Pier Paolo Pasolini, der vielleicht radikalste Kritiker des Konsumismus schrieb schon 1975, also vor mehr als 40 Jahren: «… die kulturelle Durchdringung der Welt durch ein konsumorientiertes, alles assimilierendes Zentrum hat die verschiedenen Kulturen der Dritten Welt zerstört (…). Das Kulturmodell, das den Italienern (und im Übrigen allen Menschen der Erde) angeboten wird, ist nur ein einziges. Die Angleichung an dieses Modell erfolgt vor allem im Gelebten, im Existenziellen, infolgedessen im Körper und im Verhalten. Hier werden bereits die Werte der neuen Kultur der Konsumzivilisation gelebt, das heißt des neuen und repressivsten Totalitarismus, den man je gekannt hat.»

 

Bücher von Marianne Gronemeyer (Auswahl): Genug ist genug. Über die Kunst des Aufhörens (2012);  Wer arbeitet, sündigt  – Ein Plädoyer für gute Arbeit (2008); Die Macht der Bedürfnisse – Überfluss und Knappheit (2009).

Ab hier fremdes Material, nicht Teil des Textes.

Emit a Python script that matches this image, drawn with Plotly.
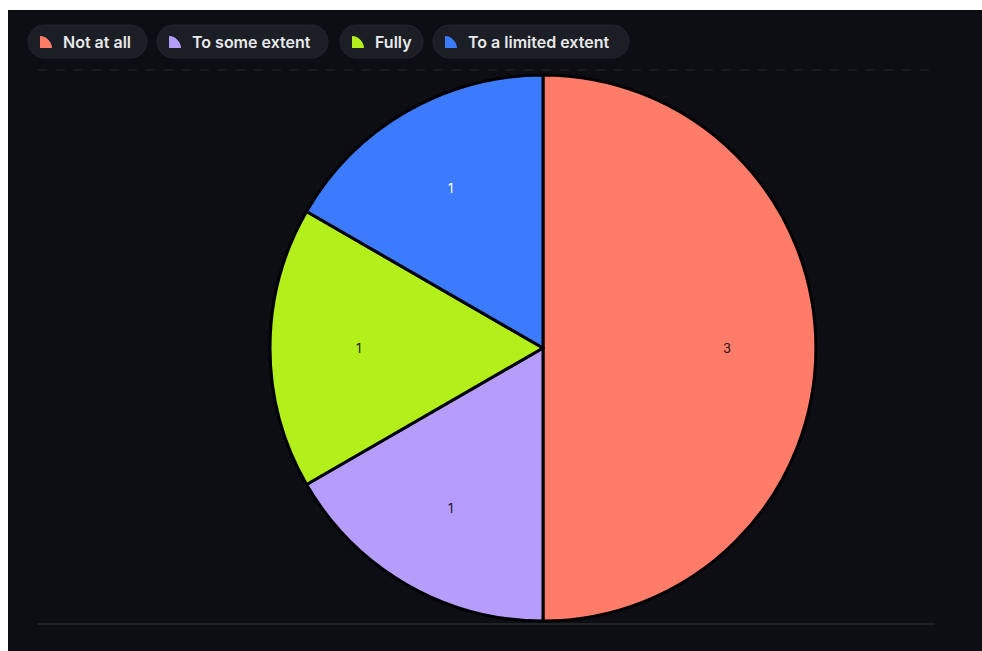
import math
import plotly.graph_objects as go

# Survey responses
categories = ["Not at all", "To some extent", "Fully", "To a limited extent"]
counts = [3, 1, 1, 1]
colors = ["#FF7C69", "#B69DFC", "#B2EF1B", "#3C7BFE"]
text_colors = ["#2a1410", "#1d1530", "#1a2605", "#ffffff"]

W, H = 982, 651
BG = "#0c0e13"


def px(x):
    return x / W


def py(y):
    return 1 - y / H


# pie geometry in pixels
cx, cy, radius = 543, 348, 273

fig = go.Figure()

fig.add_trace(go.Pie(
    labels=categories,
    values=counts,
    marker=dict(colors=colors, line=dict(color="#000000", width=3)),
    sort=False,
    direction="clockwise",
    rotation=0,
    textinfo="none",
    domain=dict(x=[px(cx - radius), px(cx + radius)], y=[py(cy + radius), py(cy - radius)]),
    showlegend=False,
    hoverinfo="label+value",
))

annotations = []

# value labels placed at each slice's mid-angle
total = sum(counts)
start = 0.0
for value, tcol in zip(counts, text_colors):
    mid = (start + value / 2) / total * 2 * math.pi  # clockwise from 12 o'clock
    start += value
    lx = cx + 0.675 * radius * math.sin(mid)
    ly = cy - 0.675 * radius * math.cos(mid)
    annotations.append(dict(
        x=px(lx), y=py(ly), xref="paper", yref="paper", text=str(value), showarrow=False,
        xanchor="center", yanchor="middle",
        font=dict(family="Inter, sans-serif", size=13, color=tcol),
    ))

shapes = [
    # dark panel with a thin white margin at the top and left
    dict(type="rect", xref="paper", yref="paper", x0=px(8), x1=1.01, y0=-0.01, y1=py(10),
         fillcolor=BG, line=dict(width=0), layer="below"),
    # horizontal rules above and below the chart
    dict(type="line", xref="paper", yref="paper", x0=px(38), x1=px(935), y0=py(70), y1=py(70),
         line=dict(color="#23262c", width=1, dash="dash"), layer="below"),
    dict(type="line", xref="paper", yref="paper", x0=px(38), x1=px(935), y0=py(624), y1=py(624),
         line=dict(color="#1f2227", width=2), layer="below"),
]

# Legend pills laid out left to right
pill_left = [28, 157, 340, 433]
pill_width = [119, 171, 83, 196]
pill_top, pill_h = 25, 33
for name, color, left, width in zip(categories, colors, pill_left, pill_width):
    r = pill_h / 2
    x0, x1 = left, left + width
    y0, y1 = pill_top, pill_top + pill_h
    path = (f"M {px(x0 + r)},{py(y0)} L {px(x1 - r)},{py(y0)} "
            f"C {px(x1 - r + r * 0.55)},{py(y0)} {px(x1)},{py(y0 + r - r * 0.55)} {px(x1)},{py(y0 + r)} "
            f"C {px(x1)},{py(y1 - r + r * 0.55)} {px(x1 - r + r * 0.55)},{py(y1)} {px(x1 - r)},{py(y1)} "
            f"L {px(x0 + r)},{py(y1)} "
            f"C {px(x0 + r - r * 0.55)},{py(y1)} {px(x0)},{py(y1 - r + r * 0.55)} {px(x0)},{py(y0 + r)} "
            f"C {px(x0)},{py(y0 + r - r * 0.55)} {px(x0 + r - r * 0.55)},{py(y0)} {px(x0 + r)},{py(y0)} Z")
    shapes.append(dict(type="path", xref="paper", yref="paper", path=path,
                       fillcolor="#1b1e24", line=dict(color="#22252c", width=1)))
    # wedge-shaped swatch
    ix, iy, s = left + 12, pill_top + 23, 12
    wedge = (f"M {px(ix)},{py(iy)} L {px(ix)},{py(iy - s)} "
             f"C {px(ix + s * 0.55)},{py(iy - s)} {px(ix + s)},{py(iy - s * 0.45)} {px(ix + s)},{py(iy)} Z")
    shapes.append(dict(type="path", xref="paper", yref="paper", path=wedge,
                       fillcolor=color, line=dict(width=0)))
    annotations.append(dict(
        x=px(left + 33), y=py(pill_top + pill_h / 2), xref="paper", yref="paper",
        xanchor="left", yanchor="middle", text=name, showarrow=False,
        font=dict(family="Inter, sans-serif", size=16, weight=600, color="#e8e9ec"),
    ))

fig.update_layout(
    width=W, height=H,
    margin=dict(l=0, r=0, t=0, b=0),
    paper_bgcolor="#ffffff",
    plot_bgcolor=BG,
    shapes=shapes,
    annotations=annotations,
)

fig.write_html("out.html")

Der abgedruckte Vortrag wurde am 23. Februar im Aktionsradius Wien gehalten.

 

 

Zitat:  

«… unsere ‹Wohltäter› sind mehr als unsere Feinde die Verkleinerer unseres Wertes und Willens. Bei den meisten Wohltaten, die Unglücklichen erwiesen werden, liegt etwas Empörendes in der intellektuellen Leichtfertigkeit, mit der da der Mitleidige Schicksal spielt.»